I don't see anything significantly changing until September. There's a balance between the lack of change vs. the good news that some of the vaccines do have data suggesting that they do slow the spread. So I don't really see this repeating 2020, but it's going to take a while.

So I expect that there will be not be sell outs at sporting events until late fall.

The interesting thing about the variants is about how the vaccines were developed so fast- the RNA method is really quick, so developing the vaccine should be pretty quick to update. Some suggested that the second booster shots can include the updates in them- sort of like computer updates. Makes me optimistic that this can be forced out by the end of the year.

The other saving grace on vaccines is that mostly they targeted those spike proteins - so in theory, they'd be at least somewhat effective against any mutation of said spike protein. See J&J's results against the SA strain. As good? Nope. Plenty good enough for a real, material impact? Most definitely.

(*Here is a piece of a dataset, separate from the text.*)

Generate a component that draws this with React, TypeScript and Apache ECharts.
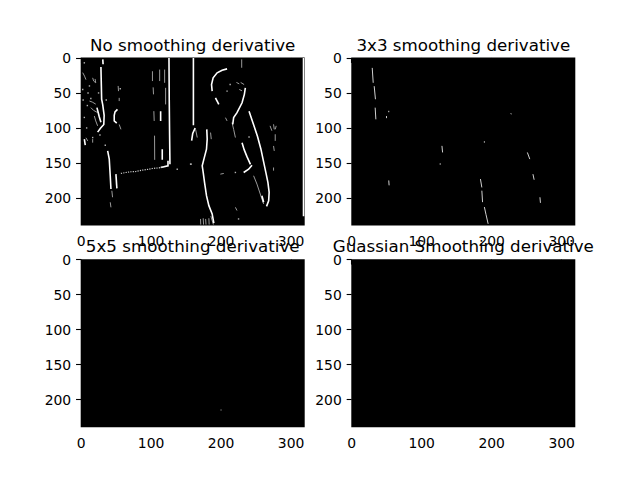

Also, while I've long given up predicting when COVID will go away (read: no longer require social distancing/masks/behavioral changes), I do think that if the US roughly accomplishes our goal of vaccinating anyone who can receive it and wants to by summer, that by fall things will look remarkably "normal". I agree with Kepler that because we have so many braindead morons, it's going to linger far longer than it ought to, but for those of us not so stupid as to reject the vaccine life will resume something approaching normalcy. Hopefully spread can be reduced enough to achieve that herd immunity we need to protect those who medically can't receive it.
 
I don't see anything significantly changing until September. There's a balance between the lack of change vs. the good news that some of the vaccines do have data suggesting that they do slow the spread. So I don't really see this repeating 2020, but it's going to take a while.

So I expect that there will be not be sell outs at sporting events until late fall.

The interesting thing about the variants is about how the vaccines were developed so fast- the RNA method is really quick, so developing the vaccine should be pretty quick to update. Some suggested that the second booster shots can include the updates in them- sort of like computer updates. Makes me optimistic that this can be forced out by the end of the year.

They may be able to update vaccine for variants in as little as six weeks.

does not account for production of course
 
Amazing that durning a pandemic no hospitals anywhere are overwhelmed. Not even in California over the past couple of months.

Is there even an endemic let alone pandemic?